A constitutional lawyer and human rights activist, Chief Mike Ozekhome (SAN), speaking with Premium Times, said those provisions that were struck down are dead. He pointed out that the CAC must know its limits, and must avoid dabbling into religious matters and incorporated bodies.

“Those provisions are now vacuous, hollow. They are inoperative,” he said.

In a similar manner, a Lagos-based lawyer, Liborous Oshioma, said though the sections struck down by the court still remain in the books, “but they have been invalidated.” He explained if the commission decides to enforce those sections, the citizens could “resist them.”

“In the eyes of the law, the sections struck down by the court are dead.”

Oshioma, however, added that the struck down sections of the law could only regain their validity if restored by courts of superior jurisdiction.

Another lawyer, Henry Eboise, held the National Assembly for the striking of the eight sections in the Act. He said if members of the parliament had done due diligence, they would not have been embarrassed. He prayed that the Court of Appeal and Supreme Court would uphold the verdict of the lower court.

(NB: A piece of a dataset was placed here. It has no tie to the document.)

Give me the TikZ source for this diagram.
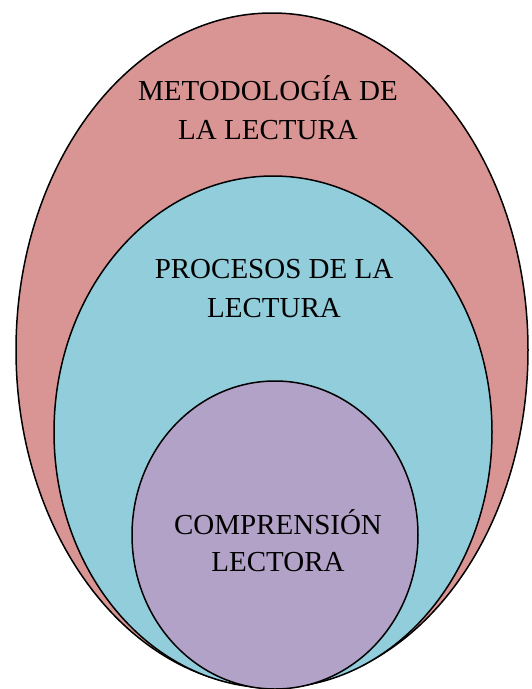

“This is what happens when the National Assembly enacts laws without proper consultation and public hearing. Look at the embarrassment they are facing today. I pray that the Court of Appeal and Supreme Court will uphold the verdict. It is a lesson that they should always consult widely before passing any law,” Eboise admonished.

While the office of the AGF has not been able to comment on the judgment since it was delivered, the CAC expressed dissatisfaction with the judgment.

The Head of Public Affairs Unit at CAC, Dominic Inyang, said: “The commission is not satisfied with the judgment, and has filed an appeal at the Court of Appeal.”

For now, the said sections remain struck down until the Court of Appeal decides otherwise.